** Objective **
Keep to the lines between the one holding "Reproduce this chart with matplotlib." and the one holding "plt.rcParams['font.family'] = ['Liberation", inclusive, and write them out exactly.
---+---
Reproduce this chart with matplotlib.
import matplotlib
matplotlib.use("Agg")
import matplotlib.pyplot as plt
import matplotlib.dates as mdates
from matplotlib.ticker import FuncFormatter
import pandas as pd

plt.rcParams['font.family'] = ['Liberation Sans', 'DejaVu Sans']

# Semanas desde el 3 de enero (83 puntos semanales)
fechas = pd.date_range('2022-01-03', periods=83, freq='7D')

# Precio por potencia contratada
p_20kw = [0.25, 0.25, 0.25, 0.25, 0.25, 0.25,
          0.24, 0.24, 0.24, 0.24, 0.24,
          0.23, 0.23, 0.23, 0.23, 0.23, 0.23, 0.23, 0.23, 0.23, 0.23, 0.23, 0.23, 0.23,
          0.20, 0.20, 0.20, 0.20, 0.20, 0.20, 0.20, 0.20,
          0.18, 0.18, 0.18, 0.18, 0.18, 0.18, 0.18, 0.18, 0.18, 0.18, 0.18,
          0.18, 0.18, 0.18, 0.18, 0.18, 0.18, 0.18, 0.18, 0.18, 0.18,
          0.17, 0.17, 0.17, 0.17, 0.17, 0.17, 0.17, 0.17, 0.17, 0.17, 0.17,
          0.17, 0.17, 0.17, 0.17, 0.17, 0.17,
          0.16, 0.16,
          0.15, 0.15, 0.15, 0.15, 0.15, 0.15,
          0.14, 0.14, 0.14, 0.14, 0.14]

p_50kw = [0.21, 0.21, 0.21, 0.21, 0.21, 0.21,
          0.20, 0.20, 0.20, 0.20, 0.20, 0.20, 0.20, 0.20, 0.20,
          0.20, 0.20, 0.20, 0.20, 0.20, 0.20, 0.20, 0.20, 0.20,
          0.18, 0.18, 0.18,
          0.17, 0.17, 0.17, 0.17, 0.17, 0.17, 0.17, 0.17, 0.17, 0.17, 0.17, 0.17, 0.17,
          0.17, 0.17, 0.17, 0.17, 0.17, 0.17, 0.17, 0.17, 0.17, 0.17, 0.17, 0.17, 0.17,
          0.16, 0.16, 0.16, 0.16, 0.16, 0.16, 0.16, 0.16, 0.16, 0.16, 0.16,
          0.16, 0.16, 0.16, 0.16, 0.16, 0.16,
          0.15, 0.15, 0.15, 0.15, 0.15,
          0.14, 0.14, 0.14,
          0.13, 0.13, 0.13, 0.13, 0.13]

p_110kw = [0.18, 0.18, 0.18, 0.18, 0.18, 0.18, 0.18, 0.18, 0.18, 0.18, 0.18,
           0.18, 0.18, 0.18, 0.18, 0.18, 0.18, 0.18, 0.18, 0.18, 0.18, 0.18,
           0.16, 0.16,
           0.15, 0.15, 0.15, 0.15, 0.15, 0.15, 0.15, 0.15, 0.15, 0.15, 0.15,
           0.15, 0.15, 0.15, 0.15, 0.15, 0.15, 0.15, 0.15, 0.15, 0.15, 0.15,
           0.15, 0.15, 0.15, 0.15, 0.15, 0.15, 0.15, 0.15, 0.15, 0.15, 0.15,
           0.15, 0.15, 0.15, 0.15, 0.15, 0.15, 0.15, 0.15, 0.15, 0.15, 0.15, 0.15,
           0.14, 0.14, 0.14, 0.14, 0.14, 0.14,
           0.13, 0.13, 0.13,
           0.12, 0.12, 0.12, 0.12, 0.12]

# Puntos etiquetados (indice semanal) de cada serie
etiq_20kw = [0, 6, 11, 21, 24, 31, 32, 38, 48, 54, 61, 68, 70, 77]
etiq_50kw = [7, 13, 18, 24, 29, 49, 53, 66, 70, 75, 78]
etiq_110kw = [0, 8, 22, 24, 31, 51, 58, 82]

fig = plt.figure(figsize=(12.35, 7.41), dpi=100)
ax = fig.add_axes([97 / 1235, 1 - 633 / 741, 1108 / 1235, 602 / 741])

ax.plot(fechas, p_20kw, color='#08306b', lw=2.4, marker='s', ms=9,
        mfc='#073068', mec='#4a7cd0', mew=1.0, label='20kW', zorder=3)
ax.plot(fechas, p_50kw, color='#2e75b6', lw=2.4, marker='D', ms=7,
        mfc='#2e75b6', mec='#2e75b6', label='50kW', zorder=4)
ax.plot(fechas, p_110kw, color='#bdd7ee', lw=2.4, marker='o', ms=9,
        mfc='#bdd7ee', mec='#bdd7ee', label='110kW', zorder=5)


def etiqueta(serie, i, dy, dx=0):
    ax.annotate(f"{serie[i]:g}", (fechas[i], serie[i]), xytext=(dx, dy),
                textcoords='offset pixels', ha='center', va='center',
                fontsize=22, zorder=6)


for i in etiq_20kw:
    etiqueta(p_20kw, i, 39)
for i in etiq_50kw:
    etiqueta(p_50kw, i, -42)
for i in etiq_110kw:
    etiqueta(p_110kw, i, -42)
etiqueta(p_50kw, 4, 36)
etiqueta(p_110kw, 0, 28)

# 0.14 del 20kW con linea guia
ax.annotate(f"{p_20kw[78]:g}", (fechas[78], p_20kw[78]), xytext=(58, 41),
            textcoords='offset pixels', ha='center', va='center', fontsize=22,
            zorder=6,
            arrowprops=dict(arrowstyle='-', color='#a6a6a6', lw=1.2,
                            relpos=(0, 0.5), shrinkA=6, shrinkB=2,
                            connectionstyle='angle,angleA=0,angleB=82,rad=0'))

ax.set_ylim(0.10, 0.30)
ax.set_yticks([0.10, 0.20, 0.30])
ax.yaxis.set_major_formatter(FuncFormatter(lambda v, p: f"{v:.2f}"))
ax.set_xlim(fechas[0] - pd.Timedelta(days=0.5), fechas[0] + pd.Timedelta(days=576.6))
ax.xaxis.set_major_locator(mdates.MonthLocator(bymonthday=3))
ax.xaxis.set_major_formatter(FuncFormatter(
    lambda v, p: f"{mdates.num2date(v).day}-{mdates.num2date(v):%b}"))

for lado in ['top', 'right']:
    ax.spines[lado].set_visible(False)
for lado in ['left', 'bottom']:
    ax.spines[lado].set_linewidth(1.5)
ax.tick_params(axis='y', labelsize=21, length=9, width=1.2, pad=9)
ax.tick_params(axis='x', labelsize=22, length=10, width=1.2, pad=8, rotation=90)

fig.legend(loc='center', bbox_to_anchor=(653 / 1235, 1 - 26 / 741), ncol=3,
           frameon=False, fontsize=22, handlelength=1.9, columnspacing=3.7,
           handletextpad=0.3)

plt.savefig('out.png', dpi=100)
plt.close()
---+---
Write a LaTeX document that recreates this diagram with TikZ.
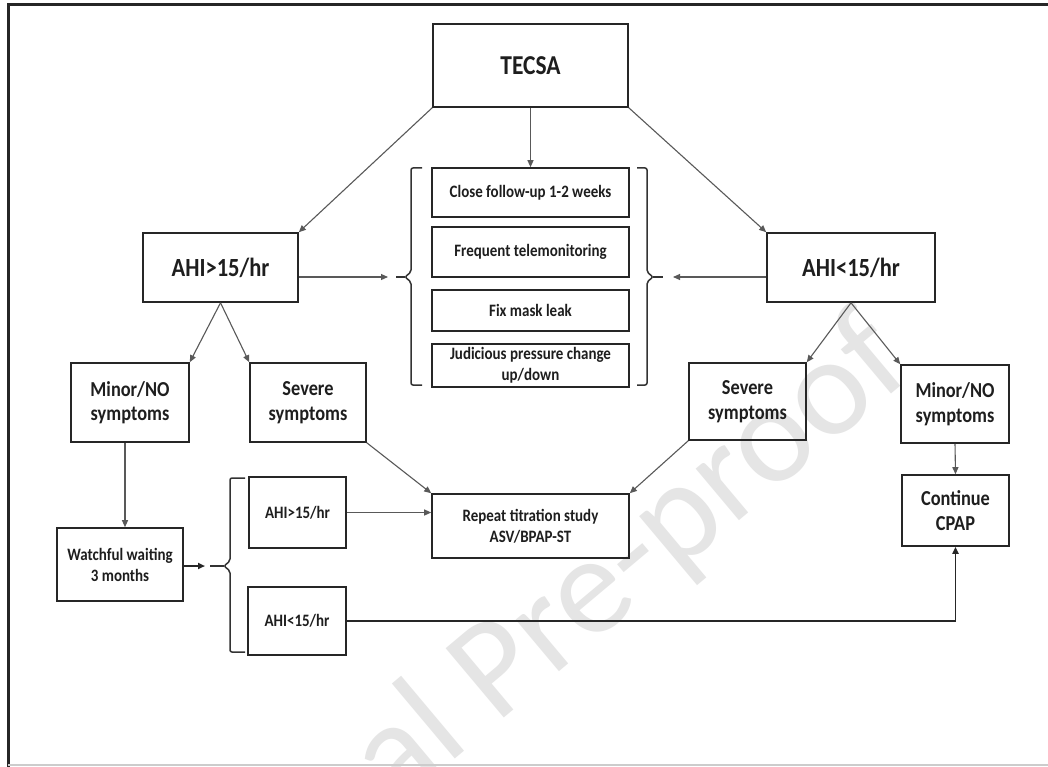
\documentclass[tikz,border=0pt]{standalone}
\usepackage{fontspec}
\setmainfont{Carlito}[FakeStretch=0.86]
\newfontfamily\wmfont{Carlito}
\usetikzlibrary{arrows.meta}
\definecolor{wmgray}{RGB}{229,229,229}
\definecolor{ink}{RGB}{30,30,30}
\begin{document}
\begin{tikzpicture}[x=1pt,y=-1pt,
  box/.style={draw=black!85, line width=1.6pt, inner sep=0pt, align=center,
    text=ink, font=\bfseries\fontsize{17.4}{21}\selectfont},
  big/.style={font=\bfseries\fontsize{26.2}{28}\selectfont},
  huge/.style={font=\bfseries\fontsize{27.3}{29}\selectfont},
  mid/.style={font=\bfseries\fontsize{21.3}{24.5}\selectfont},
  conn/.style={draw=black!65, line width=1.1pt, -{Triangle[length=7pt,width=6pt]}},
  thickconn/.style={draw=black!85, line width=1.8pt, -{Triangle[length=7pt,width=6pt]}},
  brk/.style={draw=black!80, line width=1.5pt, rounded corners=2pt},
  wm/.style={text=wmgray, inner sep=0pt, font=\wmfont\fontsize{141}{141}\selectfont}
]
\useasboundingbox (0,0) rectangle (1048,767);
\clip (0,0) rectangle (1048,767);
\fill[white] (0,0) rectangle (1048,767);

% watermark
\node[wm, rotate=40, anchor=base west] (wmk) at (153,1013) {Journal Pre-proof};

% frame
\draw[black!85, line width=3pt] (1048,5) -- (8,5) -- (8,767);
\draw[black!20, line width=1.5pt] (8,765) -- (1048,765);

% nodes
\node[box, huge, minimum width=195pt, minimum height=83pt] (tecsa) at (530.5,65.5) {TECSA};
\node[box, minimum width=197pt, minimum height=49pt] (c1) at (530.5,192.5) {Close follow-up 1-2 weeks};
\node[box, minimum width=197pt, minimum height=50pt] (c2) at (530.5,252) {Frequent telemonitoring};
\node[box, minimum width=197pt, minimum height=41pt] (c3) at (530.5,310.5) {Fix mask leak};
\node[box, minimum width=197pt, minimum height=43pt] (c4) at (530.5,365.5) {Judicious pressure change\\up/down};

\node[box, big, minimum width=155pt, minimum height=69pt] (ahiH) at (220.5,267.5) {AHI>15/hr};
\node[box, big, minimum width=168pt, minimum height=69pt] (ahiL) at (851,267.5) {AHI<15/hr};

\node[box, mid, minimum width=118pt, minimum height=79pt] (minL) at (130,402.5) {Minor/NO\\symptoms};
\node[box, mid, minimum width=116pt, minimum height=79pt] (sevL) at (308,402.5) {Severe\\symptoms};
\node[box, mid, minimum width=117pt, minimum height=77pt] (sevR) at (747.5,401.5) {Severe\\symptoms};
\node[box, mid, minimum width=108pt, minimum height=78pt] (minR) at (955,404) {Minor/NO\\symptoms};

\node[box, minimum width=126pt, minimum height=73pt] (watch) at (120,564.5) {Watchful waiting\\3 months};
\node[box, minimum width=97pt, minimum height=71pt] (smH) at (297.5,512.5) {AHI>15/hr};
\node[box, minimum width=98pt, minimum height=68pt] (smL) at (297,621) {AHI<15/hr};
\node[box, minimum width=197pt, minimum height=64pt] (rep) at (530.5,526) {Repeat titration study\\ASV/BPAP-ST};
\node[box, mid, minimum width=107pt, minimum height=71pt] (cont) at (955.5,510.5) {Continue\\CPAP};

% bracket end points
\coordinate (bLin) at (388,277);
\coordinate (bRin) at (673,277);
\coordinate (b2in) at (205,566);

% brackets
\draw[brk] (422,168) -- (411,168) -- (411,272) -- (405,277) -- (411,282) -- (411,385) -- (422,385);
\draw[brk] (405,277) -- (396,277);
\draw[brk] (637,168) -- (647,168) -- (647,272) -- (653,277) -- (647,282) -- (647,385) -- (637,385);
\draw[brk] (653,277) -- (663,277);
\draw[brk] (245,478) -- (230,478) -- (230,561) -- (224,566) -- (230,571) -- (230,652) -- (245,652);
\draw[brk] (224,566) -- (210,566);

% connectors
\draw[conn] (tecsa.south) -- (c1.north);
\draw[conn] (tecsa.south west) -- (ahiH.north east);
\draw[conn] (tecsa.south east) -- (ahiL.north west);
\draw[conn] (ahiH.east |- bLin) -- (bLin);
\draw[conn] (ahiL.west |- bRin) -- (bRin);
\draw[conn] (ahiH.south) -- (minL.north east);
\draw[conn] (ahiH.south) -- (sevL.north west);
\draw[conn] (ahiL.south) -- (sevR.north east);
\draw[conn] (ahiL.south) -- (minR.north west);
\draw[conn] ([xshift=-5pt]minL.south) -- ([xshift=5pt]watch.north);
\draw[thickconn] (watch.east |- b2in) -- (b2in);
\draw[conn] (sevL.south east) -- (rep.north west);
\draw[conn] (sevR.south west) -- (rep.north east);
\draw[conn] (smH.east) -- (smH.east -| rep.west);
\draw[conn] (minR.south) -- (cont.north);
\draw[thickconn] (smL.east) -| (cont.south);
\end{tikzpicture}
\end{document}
---+---
** Task response **
Reproduce this chart with matplotlib.
import matplotlib
matplotlib.use("Agg")
import matplotlib.pyplot as plt
import matplotlib.dates as mdates
from matplotlib.ticker import FuncFormatter
import pandas as pd

plt.rcParams['font.family'] = ['Liberation Sans', 'DejaVu Sans']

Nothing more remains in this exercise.